February 25, 1971
WASHINGTON (UPI) -- Former military undercover men testified Wednesday that the Army snooped on politicians, celebrities, civil rights leaders, radicals, reporters and thousands of ordinary Americans and kept personal files on them in big, centralized computers.
They said 1,500 Army plainclothes agents had infiltrated, photographed, recorded and watched over political picnics, party conventions, peace marches, a union meeting, yippie communes, a church youth group and a drunken college brawl in Yap, N.D.
Sen. Edward M. Kennedy, D-Mass., said even the hearing itself was being watched. He said an Army military intelligence unit was taping the session.
Names names, dates and places, former agents Christopher H. Pyle, Ralph M. Stein and John O'Brien went before the Senate constitutional rights subcommittee to document their assertion that military intelligence had intruded into American political affairs in a growing threat to the right of free speech and separation of the military from civil politics.
Pyle and Stein told the subcommittee that Army files and blacklists include not only Communists such as Gus Hall, but former servicemen who have spoken out against the Vietnam war, such as Adm. Arnold E. True and Brig. Gen. Hugh B. Hester; folk singers Pete Seeger, Arlo Guthrie, Phil Ochs, Joan Baez and Judy Collins; Executive Director Whitney Young of the Urban League; Julius Hobson Jr., a member of the District of Columbia School Board; actress Jane Fonda; Ralph David Abernathy, head of the Southern Christian Leadership Conference, and others.
Stein, who spent 15 months as a sergeant in the Army's Counterintelligence Analysis Branch in 1967-68, said the files contained detailed financial information, sexual activities, "especially illicit or unconventional," and personal beliefs and associations.
He said the names and data were put in a microfilm bank and given a number to classify the individual's political beliefs.
"For instance, 134.295 indicated that a person was a non-Communist, while 135.295 indicated Communist Party membership or advocacy of communism," Stein said.
Pyle, a former Army intelligence captain who is preparing a doctoral dissertation on the subject, said the Army maintains more than 1,500 plainclothes agents working out of 300 offices and scores of military bases from coast to coast.
Sen. Sam J. Ervin, D-N.C. charged that military spying was a direct threat to the First Amendment of the Constitution.
"The purpose of the Army is to protect this country against foreign forces," he said. "The Army under no circumstances has any right under the Constitution to enter into this area except where it is apparent that civilian law enforcement officers have attempted to suppress violence and failed."

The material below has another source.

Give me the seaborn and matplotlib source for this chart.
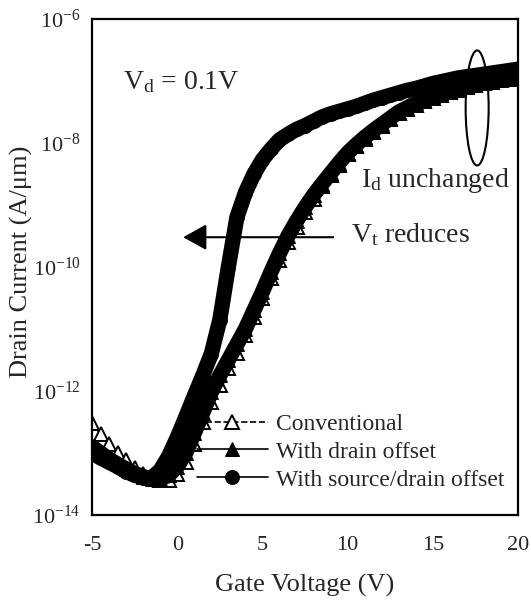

O'Brien, 26, a former sergeant who served for a year with the 113th Military Intelligence Group in Evanston, Ill., said he had personally seen the file on Stevenson. It was started in September, 1969 when Stevenson was state treasurer of Illinois, he said.
He said the only reason the Army started the file was that undercover men had attended a Democratic Party picnic at Stevenson's home in Libertyville, Ill. and reported back that the Rev. Jesse Jackson was planning to endorse Stevenson's pending candidacy for the Senate. Jackson is a leader of Chicago's Black Community, heading an organization called Operation Breadbasket.
O'Brien said Stevenson's folder began to build with newspaper clippings and more reports from agents on his activities. Once a file was started, he said, undercover agents were on orders to collect all information possible on the "target."